I was not prepared when Jason told me out of the blue that he was ready to start our family. At the time I thought we were going to be waiting at least another year before we started trying, but I was more than happy to move things up a year. For months I had been walking around feeling pangs of sadness every time I saw little kids and babies. I wanted one so bad, but I had been willing to wait.

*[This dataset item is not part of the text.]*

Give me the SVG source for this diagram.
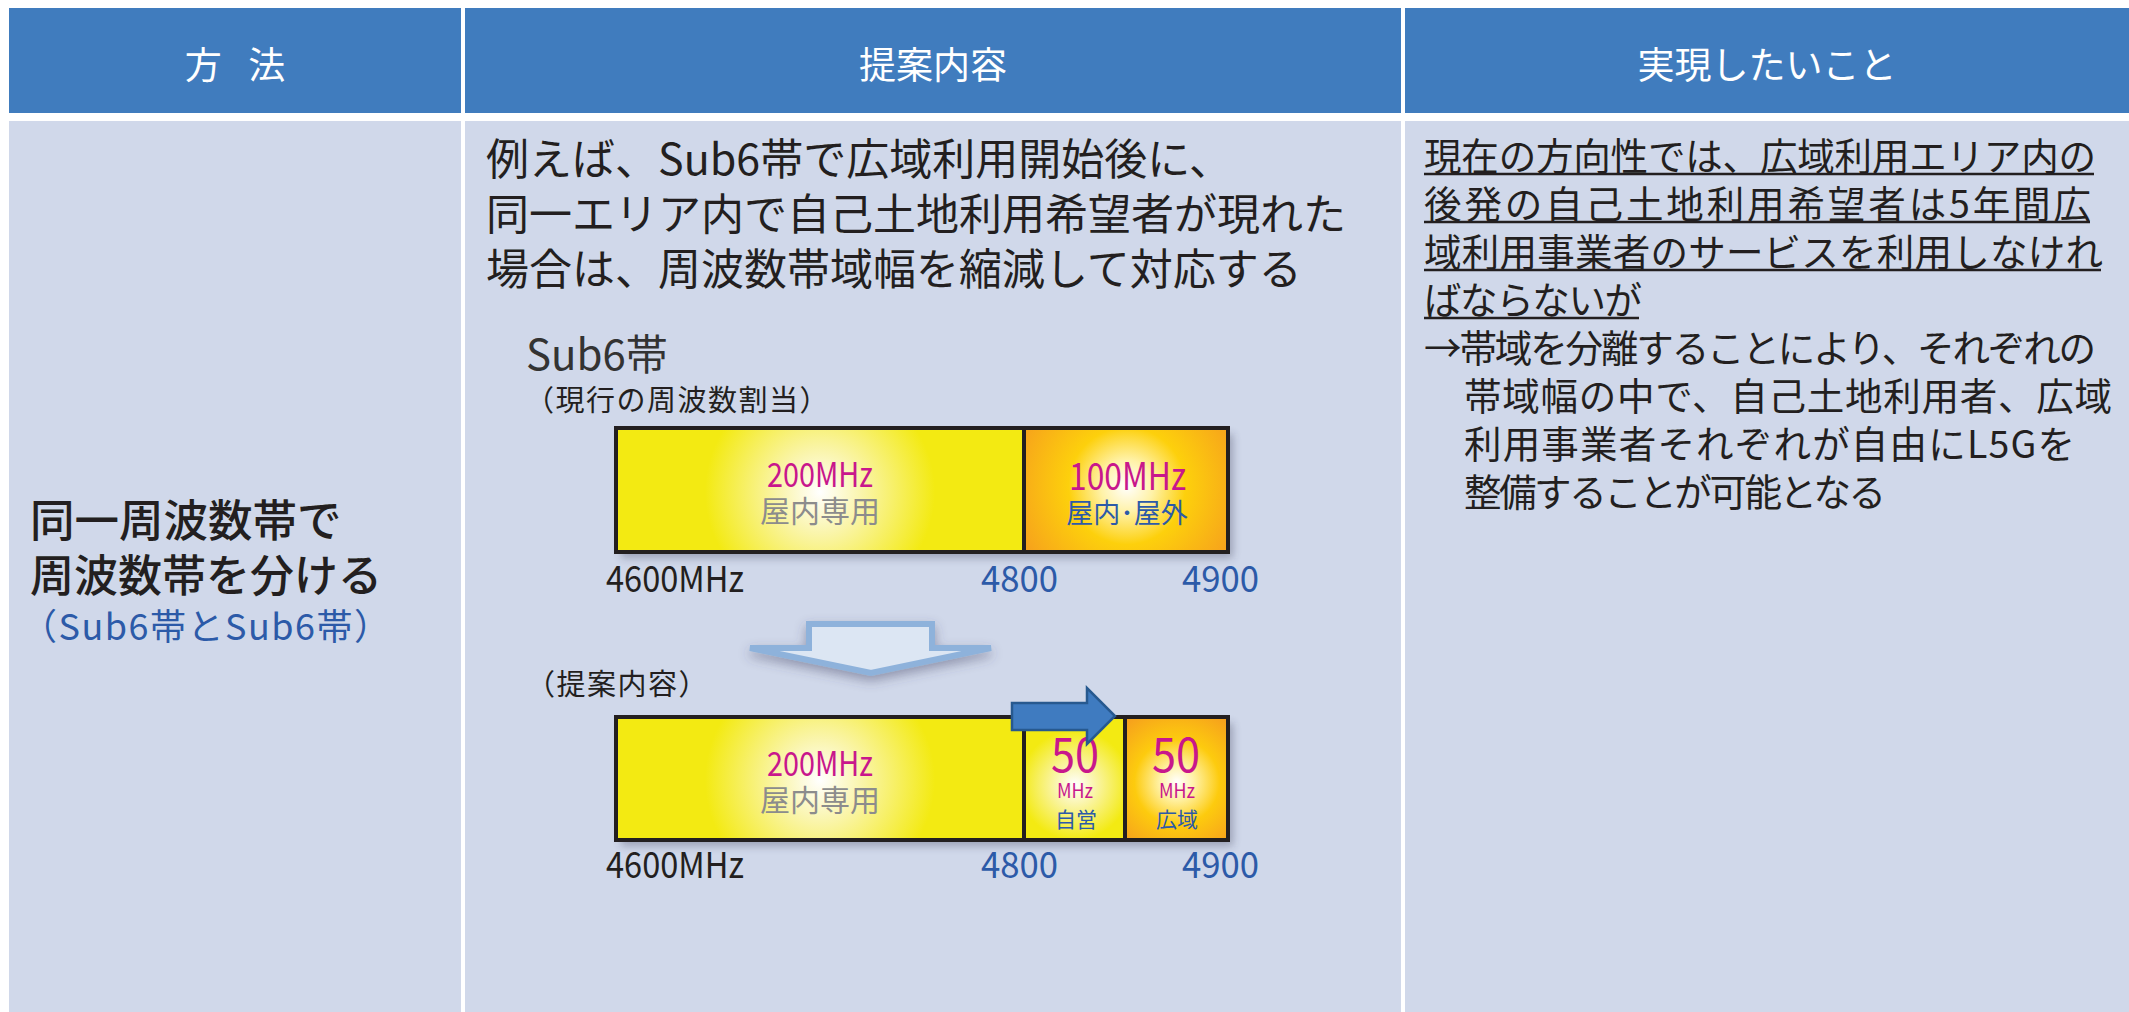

The two week wait to find out whether I was pregnant or not was tough. Those were probably some of the longest days of my life. Although I had always told myself I wouldn’t test early I caved and did it anyways. I had seen the signs, and I was pretty sure I was pregnant, but I just couldn’t wait any longer. I tested early one morning and before the 3 minute time was up I had a very faint second line. It was one of those lines where you’re not sure if you’re seeing something or if you’re eyes are just playing tricks on you. I moved it around looking at it from different angles, but I was sure that line was there. When Jason said he saw it too I knew we had something.

As much as I had felt ready to be a mom it was quite a shock when I realized that it was going to happen. It was one of those no turning back moments. All of a sudden I started worrying about so much. Would we really be able to afford a child? Was there enough room for three people and two cats to live in our two bedroom townhouse? What on Earth did I even know about being a mom? Then I hit the realization point that I knew absolutely nothing about babies. I had never changed a diaper before and I had hardly ever even held a baby. What if I screwed everything up?

Yet while a part of me was having freak out moments the rest of me was on cloud 9. What could be more wonderful than having a little child that loves you more than anything? It felt like a huge gap in my life was closing and I felt that I had it all. All I wanted was to have a wonderful husband, a nice house, and a child to love. I still didn’t have answers to all of my questions, but with so much going for me I knew that anything would be possible.